Using data from the first wave (2003-07) of the Generations and Gender Survey, researchers associated with Statistics Norway and Erasmus University in Rotterdam discovered key differences between the two living arrangements in their study of 42,000 married or cohabiting adults, ages 18 to 55, in eight European countries. In their initial round of tests, they found that cohabitants without plans to marry reported lower levels of relationship satisfaction, while cohabitants with plans to marry their current lover had higher levels of satisfaction, than respondents who were married. The latter correlation, however, can be misleading. The mean difference, the researchers note, was small, yielding a low effect size. More important, in the full statistical model with a wide range of controls, both types of cohabitants registered significantly lower levels of relationship satisfaction than did married individuals (p < 0.001 for those with no intent to marry; p < 0.01 for those with intent to marry).

Cohabitants in the eight countries were also more likely to have considered dissolving their relationship in the previous year than were married respondents, a pattern that was robust for both types of cohabitants and even stronger for those without nuptial plans (p < 0.001 vs. p < 0.01).

While the researchers found this "cohabitation gap" in every country they studied, the relationship-quality gap was smaller in countries where cohabitation is more prevalent (Norway, France, and the Netherlands) and larger in countries where the practice is less prevalent (Russia, Romania, and Germany). In all eight of the countries studied, cohabitants with no plans to marry were more likely than their married peers to have considered splitting up. What is more, in six of the eight countries, even cohabitants who were planning to wed were more likely to have considered splitting up than their married peers.

Ironically, the researchers seem more taken with these modest variations between countries than with the glaring differences separating cohabiting Europeans from married Europeans. So while conceding "that marriage and cohabitation continue to be diverse across Europe," they curiously imagine that the disparities separating marriage from cohabitation might disappear "if cohabitation continues to spread and becomes a normative experience across Europe."
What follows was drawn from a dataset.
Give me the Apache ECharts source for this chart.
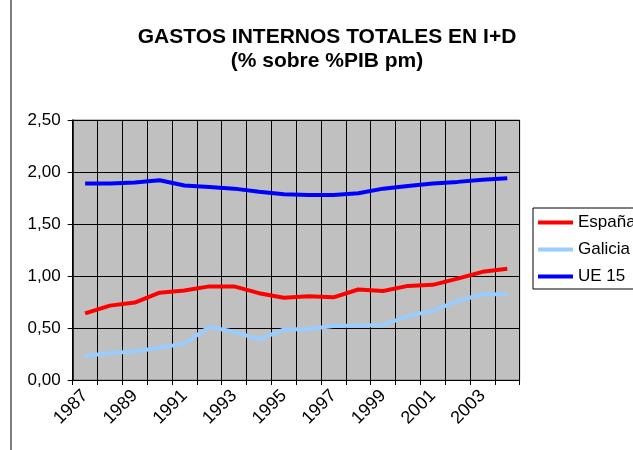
<!DOCTYPE html>
<html>
<head>
<meta charset="utf-8">
<script src="https://cdn.jsdelivr.net/npm/echarts@6/dist/echarts.min.js"></script>
<style>
    html, body { margin: 0; padding: 0; background: #fff; }
    #chart { width: 633px; height: 450px; }
</style>
</head>
<body>
<div id="chart"></div>
<script>
    // años
    var years = ['1987', '1988', '1989', '1990', '1991', '1992', '1993', '1994', '1995',
        '1996', '1997', '1998', '1999', '2000', '2001', '2002', '2003', '2004'];
    var espana = [0.64, 0.715, 0.745, 0.84, 0.86, 0.90, 0.90, 0.835, 0.79,
        0.805, 0.795, 0.87, 0.855, 0.905, 0.915, 0.975, 1.04, 1.07];
    var galicia = [0.23, 0.26, 0.275, 0.31, 0.35, 0.51, 0.465, 0.39, 0.485,
        0.49, 0.52, 0.525, 0.53, 0.615, 0.665, 0.76, 0.825, 0.825];
    var ue15 = [1.89, 1.89, 1.90, 1.92, 1.87, 1.855, 1.84, 1.81, 1.785,
        1.78, 1.78, 1.795, 1.84, 1.865, 1.89, 1.905, 1.925, 1.94];

    var font = 'Liberation Sans, Arial, sans-serif';

    var option = {
        animation: false,
        backgroundColor: '#fff',
        title: {
            text: 'GASTOS INTERNOS TOTALES EN I+D\n(% sobre %PIB pm)',
            left: 327,
            textAlign: 'center',
            top: 25,
            padding: 0,
            textStyle: {
                fontFamily: font,
                fontSize: 21,
                fontWeight: 'bold',
                color: '#000',
                lineHeight: 24
            }
        },
        legend: {
            orient: 'vertical',
            left: 533,
            top: 208,
            padding: [6, 20, 4, 5],
            itemGap: 10,
            itemWidth: 35,
            itemHeight: 4,
            icon: 'rect',
            borderColor: '#000',
            borderWidth: 1,
            textStyle: { fontFamily: font, fontSize: 17, color: '#000' },
            data: ['España', 'Galicia', 'UE 15']
        },
        graphic: [{
            type: 'line',
            shape: { x1: 11, y1: 0, x2: 11, y2: 450 },
            style: { stroke: '#000', lineWidth: 1 }
        }],
        grid: {
            left: 72.7,
            right: 113.3,
            top: 120,
            bottom: 70,
            show: true,
            backgroundColor: '#C0C0C0',
            borderColor: '#808080',
            borderWidth: 1
        },
        xAxis: {
            type: 'category',
            data: years,
            boundaryGap: true,
            axisLine: { lineStyle: { color: '#000', width: 1 } },
            axisTick: { show: true, length: 5, interval: 0, lineStyle: { color: '#000' } },
            splitLine: { show: true, interval: 0, lineStyle: { color: '#000', width: 1 } },
            axisLabel: {
                interval: 1,
                rotate: 45,
                margin: 13,
                fontFamily: font,
                fontSize: 18,
                color: '#000'
            }
        },
        yAxis: {
            type: 'value',
            min: 0,
            max: 2.5,
            interval: 0.5,
            axisLine: { show: true, lineStyle: { color: '#000', width: 1.5 } },
            axisTick: { show: true, length: 5, lineStyle: { color: '#000' } },
            splitLine: { show: true, lineStyle: { color: '#000', width: 1 } },
            axisLabel: {
                margin: 12,
                fontFamily: font,
                fontSize: 17,
                color: '#000',
                formatter: function (v) { return v.toFixed(2).replace('.', ','); }
            }
        },
        series: [
            {
                name: 'España',
                type: 'line',
                data: espana,
                showSymbol: false,
                symbol: 'none',
                color: '#FF0000',
                lineStyle: { width: 4, color: '#FF0000' }
            },
            {
                name: 'Galicia',
                type: 'line',
                data: galicia,
                showSymbol: false,
                symbol: 'none',
                color: '#99CCFF',
                lineStyle: { width: 4, color: '#99CCFF' }
            },
            {
                name: 'UE 15',
                type: 'line',
                data: ue15,
                showSymbol: false,
                symbol: 'none',
                color: '#0000FF',
                lineStyle: { width: 4, color: '#0000FF' }
            }
        ]
    };

    echarts.init(document.getElementById('chart')).setOption(option);
</script>
</body>
</html>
These scholars are certainly free to hope for such a social future. However, their own data would clearly justify a recommendation that Europeans rediscover matrimony, a social relationship that fosters higher levels of happiness and stability, and reject cohabitation, a social arrangement that delivers less favorable outcomes. The failure of scholars like this trio to recognize this reality only illustrates the intellectual bankruptcy of twenty-first century sociology.